OBJECTIVE
The material below should be written out in full and exactly; pictures stay out of the copy.

GIVEN DATA
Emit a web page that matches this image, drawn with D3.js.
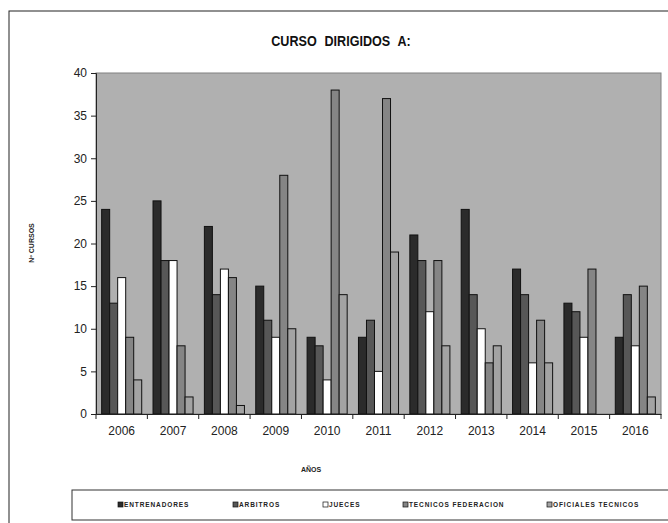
<!DOCTYPE html>
<html>
<head>
<meta charset="utf-8">
<script src="https://cdn.jsdelivr.net/npm/d3@7"></script>
<style>
  body { margin: 0; background: #fff; }
  svg text { font-family: "Liberation Sans", Arial, sans-serif; }
</style>
</head>
<body>
<svg id="chart" width="668" height="523"></svg>
<script>
const years = ["2006","2007","2008","2009","2010","2011","2012","2013","2014","2015","2016"];
const seriesNames = ["ENTRENADORES","ARBITROS","JUECES","TECNICOS FEDERACION","OFICIALES TECNICOS"];
const entrenadores = [24,25,22,15,9,9,21,24,17,13,9];
const arbitros     = [13,18,14,11,8,11,18,14,14,12,14];
const jueces       = [16,18,17,9,4,5,12,10,6,9,8];
const tecnicosFed  = [9,8,16,28,38,37,18,6,11,17,15];
const oficiales    = [4,2,1,10,14,19,8,8,6,0,2];
const yTicks = [0,5,10,15,20,25,30,35,40];

const colores = ["#2b2b2b","#575757","#ffffff","#858585","#a3a3a3"];
const valores = [entrenadores, arbitros, jueces, tecnicosFed, oficiales];

const svg = d3.select("#chart");

// marco exterior
svg.append("rect").attr("x", 9).attr("y", 11).attr("width", 680).attr("height", 530)
  .attr("fill", "#fff").attr("stroke", "#222").attr("stroke-width", 1);

const pLeft = 96, pRight = 661, pTop = 73, pBottom = 414;

const x = d3.scaleBand().domain(years).range([pLeft, pRight]).paddingInner(0.22).paddingOuter(0.11);
const x1 = d3.scaleBand().domain(d3.range(5)).range([0, x.bandwidth()]);
const y = d3.scaleLinear().domain([0, 40]).range([pBottom, pTop]);

// fondo del area de trazado
svg.append("rect").attr("x", pLeft).attr("y", pTop).attr("width", pRight - pLeft).attr("height", pBottom - pTop)
  .attr("fill", "#b0b0b0").attr("stroke", "#808080");

// titulo (fuente estrecha simulada)
svg.append("text").attr("transform", "translate(341,46) scale(0.84,1)").attr("text-anchor", "middle")
  .style("font-weight", "bold").style("font-size", "15px").style("word-spacing", "5px").attr("fill", "#111")
  .text("CURSO DIRIGIDOS A:");

// barras
const grupos = svg.append("g").selectAll("g").data(years).join("g")
  .attr("transform", d => "translate(" + x(d) + ",0)");

grupos.selectAll("rect")
  .data((d, i) => valores.map((s, k) => ({k: k, v: s[i]})).filter(e => e.v > 0))
  .join("rect")
  .attr("x", d => x1(d.k))
  .attr("y", d => y(d.v))
  .attr("width", x1.bandwidth())
  .attr("height", d => pBottom - y(d.v))
  .attr("fill", d => colores[d.k])
  .attr("stroke", "#111").attr("stroke-width", 1);

// ejes
const yAxis = d3.axisLeft(y).tickValues(yTicks).tickSize(5).tickPadding(4);
const gy = svg.append("g").attr("transform", "translate(" + pLeft + ",0)").call(yAxis);
gy.selectAll("text").style("font-size", "12px").attr("fill", "#222");
gy.selectAll("line, path").attr("stroke", "#222");

const xAxis = d3.axisBottom(x).tickSize(0).tickPadding(12);
const gx = svg.append("g").attr("transform", "translate(0," + pBottom + ")").call(xAxis);
gx.selectAll("text").style("font-size", "12px").attr("fill", "#222");
gx.select("path").attr("stroke", "#222");
// separadores de categoria
gx.selectAll(".sep").data(d3.range(years.length + 1)).join("line")
  .attr("x1", i => pLeft + i * (pRight - pLeft) / years.length)
  .attr("x2", i => pLeft + i * (pRight - pLeft) / years.length)
  .attr("y1", 0).attr("y2", 5).attr("stroke", "#222");

svg.append("text").attr("x", 311).attr("y", 472).attr("text-anchor", "middle")
  .style("font-size", "7px").style("font-weight", "bold").attr("fill", "#222").text("AÑOS");

svg.append("text").attr("transform", "translate(34,243) rotate(-90)").attr("text-anchor", "middle")
  .style("font-size", "7px").style("font-weight", "bold").attr("fill", "#222").text("Nº CURSOS");

// leyenda
svg.append("rect").attr("x", 72).attr("y", 490).attr("width", 620).attr("height", 30)
  .attr("fill", "#fff").attr("stroke", "#333");
const legX = [118, 233, 323, 403, 547];
const leg = svg.append("g").selectAll("g").data(seriesNames).join("g")
  .attr("transform", (d, i) => "translate(" + legX[i] + ",505)");
leg.append("rect").attr("x", 0).attr("y", -3).attr("width", 5).attr("height", 5)
  .attr("fill", (d, i) => colores[i]).attr("stroke", "#111").attr("stroke-width", 0.7);
leg.append("text").attr("x", 6).attr("y", 2).style("font-size", "6.5px").style("font-weight", "bold")
  .style("letter-spacing", "0.9px").attr("fill", "#222").text(d => d);
</script>
</body>
</html>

EXPECTED ANSWER
Emit a web page that matches this image, drawn with D3.js.
<!DOCTYPE html>
<html>
<head>
<meta charset="utf-8">
<script src="https://cdn.jsdelivr.net/npm/d3@7"></script>
<style>
  body { margin: 0; background: #fff; }
  svg text { font-family: "Liberation Sans", Arial, sans-serif; }
</style>
</head>
<body>
<svg id="chart" width="668" height="523"></svg>
<script>
const years = ["2006","2007","2008","2009","2010","2011","2012","2013","2014","2015","2016"];
const seriesNames = ["ENTRENADORES","ARBITROS","JUECES","TECNICOS FEDERACION","OFICIALES TECNICOS"];
const entrenadores = [24,25,22,15,9,9,21,24,17,13,9];
const arbitros     = [13,18,14,11,8,11,18,14,14,12,14];
const jueces       = [16,18,17,9,4,5,12,10,6,9,8];
const tecnicosFed  = [9,8,16,28,38,37,18,6,11,17,15];
const oficiales    = [4,2,1,10,14,19,8,8,6,0,2];
const yTicks = [0,5,10,15,20,25,30,35,40];

const colores = ["#2b2b2b","#575757","#ffffff","#858585","#a3a3a3"];
const valores = [entrenadores, arbitros, jueces, tecnicosFed, oficiales];

const svg = d3.select("#chart");

// marco exterior
svg.append("rect").attr("x", 9).attr("y", 11).attr("width", 680).attr("height", 530)
  .attr("fill", "#fff").attr("stroke", "#222").attr("stroke-width", 1);

const pLeft = 96, pRight = 661, pTop = 73, pBottom = 414;

const x = d3.scaleBand().domain(years).range([pLeft, pRight]).paddingInner(0.22).paddingOuter(0.11);
const x1 = d3.scaleBand().domain(d3.range(5)).range([0, x.bandwidth()]);
const y = d3.scaleLinear().domain([0, 40]).range([pBottom, pTop]);

// fondo del area de trazado
svg.append("rect").attr("x", pLeft).attr("y", pTop).attr("width", pRight - pLeft).attr("height", pBottom - pTop)
  .attr("fill", "#b0b0b0").attr("stroke", "#808080");

// titulo (fuente estrecha simulada)
svg.append("text").attr("transform", "translate(341,46) scale(0.84,1)").attr("text-anchor", "middle")
  .style("font-weight", "bold").style("font-size", "15px").style("word-spacing", "5px").attr("fill", "#111")
  .text("CURSO DIRIGIDOS A:");

// barras
const grupos = svg.append("g").selectAll("g").data(years).join("g")
  .attr("transform", d => "translate(" + x(d) + ",0)");

grupos.selectAll("rect")
  .data((d, i) => valores.map((s, k) => ({k: k, v: s[i]})).filter(e => e.v > 0))
  .join("rect")
  .attr("x", d => x1(d.k))
  .attr("y", d => y(d.v))
  .attr("width", x1.bandwidth())
  .attr("height", d => pBottom - y(d.v))
  .attr("fill", d => colores[d.k])
  .attr("stroke", "#111").attr("stroke-width", 1);

// ejes
const yAxis = d3.axisLeft(y).tickValues(yTicks).tickSize(5).tickPadding(4);
const gy = svg.append("g").attr("transform", "translate(" + pLeft + ",0)").call(yAxis);
gy.selectAll("text").style("font-size", "12px").attr("fill", "#222");
gy.selectAll("line, path").attr("stroke", "#222");

const xAxis = d3.axisBottom(x).tickSize(0).tickPadding(12);
const gx = svg.append("g").attr("transform", "translate(0," + pBottom + ")").call(xAxis);
gx.selectAll("text").style("font-size", "12px").attr("fill", "#222");
gx.select("path").attr("stroke", "#222");
// separadores de categoria
gx.selectAll(".sep").data(d3.range(years.length + 1)).join("line")
  .attr("x1", i => pLeft + i * (pRight - pLeft) / years.length)
  .attr("x2", i => pLeft + i * (pRight - pLeft) / years.length)
  .attr("y1", 0).attr("y2", 5).attr("stroke", "#222");

svg.append("text").attr("x", 311).attr("y", 472).attr("text-anchor", "middle")
  .style("font-size", "7px").style("font-weight", "bold").attr("fill", "#222").text("AÑOS");

svg.append("text").attr("transform", "translate(34,243) rotate(-90)").attr("text-anchor", "middle")
  .style("font-size", "7px").style("font-weight", "bold").attr("fill", "#222").text("Nº CURSOS");

// leyenda
svg.append("rect").attr("x", 72).attr("y", 490).attr("width", 620).attr("height", 30)
  .attr("fill", "#fff").attr("stroke", "#333");
const legX = [118, 233, 323, 403, 547];
const leg = svg.append("g").selectAll("g").data(seriesNames).join("g")
  .attr("transform", (d, i) => "translate(" + legX[i] + ",505)");
leg.append("rect").attr("x", 0).attr("y", -3).attr("width", 5).attr("height", 5)
  .attr("fill", (d, i) => colores[i]).attr("stroke", "#111").attr("stroke-width", 0.7);
leg.append("text").attr("x", 6).attr("y", 2).style("font-size", "6.5px").style("font-weight", "bold")
  .style("letter-spacing", "0.9px").attr("fill", "#222").text(d => d);
</script>
</body>
</html>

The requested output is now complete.